Is happiness a warm puppy, as Peanuts creator Charles M. Schultz suggested nearly 50 years ago? Then what about the spot the puppy left on the rug?

This subject has been on my mind these past few weeks in the wake of a report that came out of the University of Vermont naming Idaho Falls as the second happiest city in the United States, behind Napa, Calif., and ahead of such places as Santa Cruz, Boulder, Colo., and Ashville, N.C.

For a place nobody seems to know much about, Idaho Falls seems to show up a lot in stories rating places as “most liveable,” “most affordable,” “most family friendly,” etc.

But Napa, Boulder, Ashville and Santa Cruz are happening places, and Idaho Falls is a place where people routinely named “home” as the hottest nightspot in a “Best of . . .” poll that used to take be taken.

There’s a twist on this latest piece of news, though. It’s not based on traditional surveying methods, but on social media. Our happiness is the result of a study entitled “The Geography of Happiness: Connecting Twitter sentiment and expression, demographics, and objective characteristics of place.”

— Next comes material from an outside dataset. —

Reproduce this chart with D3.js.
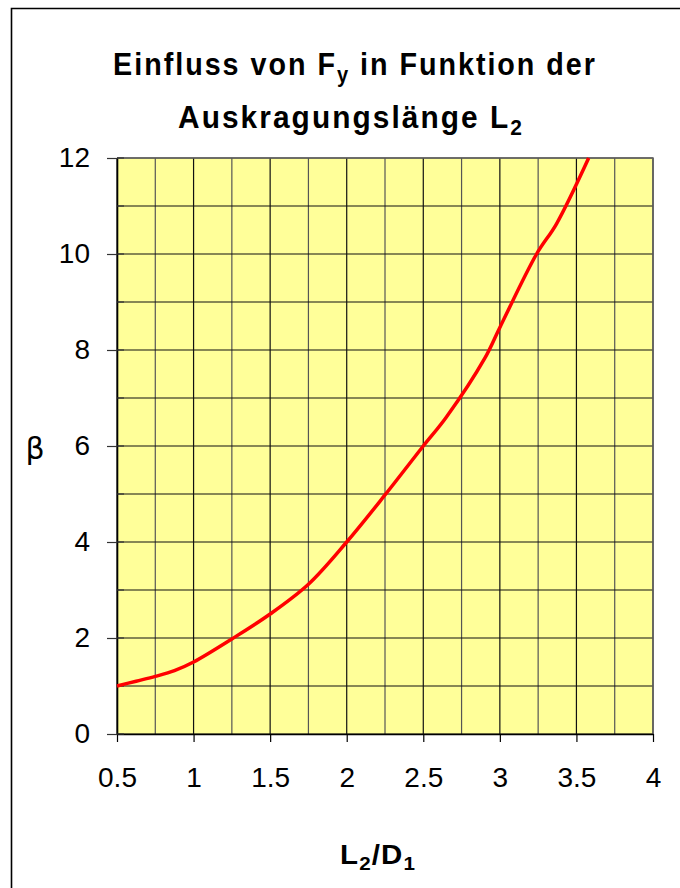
<!DOCTYPE html>
<html>
<head>
<meta charset="utf-8">
<script src="https://cdn.jsdelivr.net/npm/d3@7"></script>
<style>
  html, body { margin: 0; padding: 0; background: #fff; }
  svg { display: block; font-family: "Liberation Sans", Arial, sans-serif; }
</style>
</head>
<body>
<svg id="chart" width="680" height="888"></svg>
<script>
// Cantilever length ratio L2/D1 and the resulting factor beta
const ratioL2D1 = [0.5, 0.625, 0.75, 0.875, 1.0, 1.25, 1.5, 1.75, 2.0, 2.25, 2.5, 2.65, 2.9, 3.0, 3.24, 3.37, 3.58];
const betaValues = [1.0, 1.1, 1.2, 1.32, 1.5, 1.98, 2.5, 3.12, 4.0, 4.98, 6.0, 6.6, 7.82, 8.47, 10.0, 10.63, 12.0];

const xTickValues = [0.5, 1, 1.5, 2, 2.5, 3, 3.5, 4];
const xTickLabels = ["0.5", "1", "1.5", "2", "2.5", "3", "3.5", "4"];
const yTickValues = [0, 2, 4, 6, 8, 10, 12];
const yTickLabels = ["0", "2", "4", "6", "8", "10", "12"];
const xGridValues = d3.range(0.5, 4.001, 0.25);
const yGridValues = d3.range(0, 12.001, 1);

const svg = d3.select("#chart");
const plot = { left: 117, right: 653, top: 158, bottom: 734 };

const x = d3.scaleLinear().domain([0.5, 4]).range([plot.left, plot.right]);
const y = d3.scaleLinear().domain([0, 12]).range([plot.bottom, plot.top]);

// outer chart frame
svg.append("path")
  .attr("d", "M11.5,888 L11.5,8.5 L680,8.5")
  .attr("fill", "none").attr("stroke", "#000").attr("stroke-width", 1.6);

// plot area
svg.append("rect")
  .attr("x", plot.left).attr("y", plot.top)
  .attr("width", plot.right - plot.left).attr("height", plot.bottom - plot.top)
  .attr("fill", "#FFFF99");

// grid
svg.append("g").selectAll("line").data(xGridValues).join("line")
  .attr("x1", d => x(d)).attr("x2", d => x(d))
  .attr("y1", plot.top).attr("y2", plot.bottom)
  .attr("stroke", (d, i) => i % 2 ? "#555" : "#111").attr("stroke-width", 1.2);
svg.append("g").selectAll("line").data(yGridValues).join("line")
  .attr("x1", plot.left).attr("x2", plot.right)
  .attr("y1", d => y(d)).attr("y2", d => y(d))
  .attr("stroke", "#111").attr("stroke-width", 1.2);

// plot border (top/right)
svg.append("path")
  .attr("d", `M${plot.left},${plot.top} L${plot.right},${plot.top} L${plot.right},${plot.bottom}`)
  .attr("fill", "none").attr("stroke", "#666").attr("stroke-width", 1.5);

// x axis
const xAxis = d3.axisBottom(x).tickValues(xTickValues)
  .tickFormat((d, i) => xTickLabels[i]).tickSize(8).tickSizeOuter(0).tickPadding(25);
const gx = svg.append("g").attr("transform", `translate(0,${plot.bottom})`).call(xAxis);
gx.select(".domain").attr("stroke", "#000").attr("stroke-width", 1.6);
gx.selectAll(".tick line").attr("stroke", "#000").attr("stroke-width", 1.2);
gx.selectAll(".tick text").attr("font-size", 28).attr("fill", "#000")
  .attr("font-family", "'Liberation Sans', Arial, sans-serif");

// y axis
const yAxis = d3.axisLeft(y).tickValues(yTickValues)
  .tickFormat((d, i) => yTickLabels[i]).tickSize(10).tickSizeOuter(0).tickPadding(17);
const gy = svg.append("g").attr("transform", `translate(${plot.left},0)`).call(yAxis);
gy.select(".domain").attr("stroke", "#000").attr("stroke-width", 1.6);
gy.selectAll(".tick line").attr("stroke", "#333").attr("stroke-width", 1.2);
gy.selectAll(".tick text").attr("font-size", 28).attr("fill", "#000")
  .attr("font-family", "'Liberation Sans', Arial, sans-serif");

// minor inner ticks on the y axis
svg.append("g").selectAll("line").data(yGridValues).join("line")
  .attr("x1", plot.left).attr("x2", plot.left + 7)
  .attr("y1", d => y(d)).attr("y2", d => y(d))
  .attr("stroke", "#333").attr("stroke-width", 1.2);

// curve
const line = d3.line().x(d => x(d[0])).y(d => y(d[1])).curve(d3.curveCatmullRom.alpha(0.5));
svg.append("path")
  .datum(ratioL2D1.map((v, i) => [v, betaValues[i]]))
  .attr("d", line)
  .attr("fill", "none").attr("stroke", "#FF0000").attr("stroke-width", 3.5)
  .attr("stroke-linejoin", "round");

// bold text with subscripts, squeezed horizontally to a given width
function subText(cx, cy, parts, size, width, spacing) {
  const g = svg.append("g");
  const t = g.append("text").attr("text-anchor", "middle")
    .attr("font-weight", "bold").attr("font-size", size).attr("fill", "#000")
    .attr("letter-spacing", spacing);
  parts.forEach(p => {
    const ts = t.append("tspan").text(p.t);
    if (p.sub) ts.attr("font-size", size * 0.7).attr("dy", size * 0.22);
    if (p.back) ts.attr("dy", -size * 0.22);
  });
  const w = t.node().getBBox().width;
  g.attr("transform", `translate(${cx},${cy}) scale(${width / w},1)`);
  return t;
}

subText(355, 75, [{ t: "Einfluss von F" }, { t: "y", sub: true }, { t: " in Funktion der", back: true }], 32, 484, 2.2);
subText(351, 128, [{ t: "Auskragungslänge L" }, { t: "2", sub: true }], 32, 346, 2.2);

// axis titles
subText(378, 864, [{ t: "L" }, { t: "2", sub: true }, { t: "/D", back: true }, { t: "1", sub: true }], 27, 76, 1);

svg.append("text").attr("x", 35).attr("y", 459).attr("text-anchor", "middle")
  .attr("font-size", 30).attr("fill", "#000")
  .attr("font-family", "'DejaVu Sans', sans-serif").text("β");
</script>
</body>
</html>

Five researchers plotted over 10 million geotagged tweets from 2011, looking for happy words. “With a score of 6.25, we found the happiest city to be Napa, Calif., due to a relative abundance of such happy words as ‘restaurant’, ‘wine’, and even ‘cheers’, along with a lack of profanity,” he wrote. “At the other end of the spectrum, we found the saddest city to be Beaumont, Texas, with a score of 5.82. In general, cities in the south tended to be less happy than those in the north, with a major contributing factor being the relative abundance of profanity used in those cities.”

Idaho Falls posted a score of 6.21. In our case, happy words and expressions included: “lol” (which everybody seems to use a lot), “excellent,” “love,” “opportunity” and “friends,” “sweet,” “super” and “happy.” Only one of the seven words you can’t say on television showed up on the list. Are we as squeaky-clean as we perceive ourselves to be?

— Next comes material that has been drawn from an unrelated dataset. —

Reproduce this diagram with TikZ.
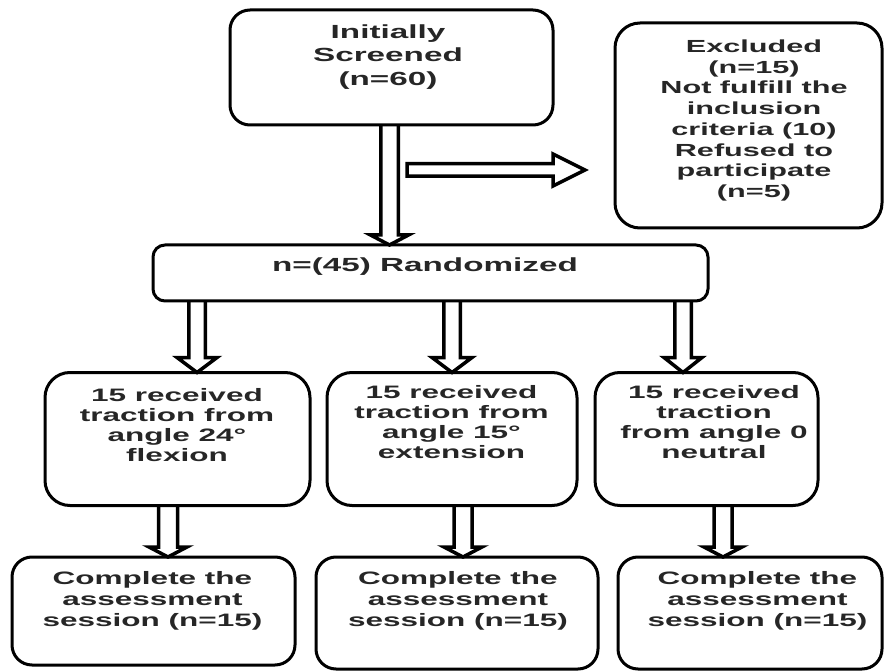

This column is being written in early March for the May-June issue of Idaho Falls Magazine. As I took my new dachshund puppy, Klaus, outside this morning in my haphazard effort to house-train him, the thought of June seemed like a faint promise. Daylight Savings Time started this weekend, so the seasons are marching forward. I won’t say it can’t come fast enough, because as I get older everything seems to go by faster and I wish it would slow down. I felt sorry to see summer end last year, and I expect to feel the same way this year, perhaps a touch more.

There’s plenty in this world to worry about, and we live in a society that thrives on keeping us wound up. When the clock radio comes on in the morning, the news is nothing that makes me want to lie in bed and relax.

What’s going to happen to my job? What about my retirement? And why isn’t my Barry Bonds rookie card from 1987 worth the fortune I thought it would be?

In juxtaposition to this, here’s a question first asked nearly 2,000 years ago by an itinerant preacher in a backwards part of the world: “Who of you by worrying can add a single hour to your life?”

That’s right. What would Jesus tweet?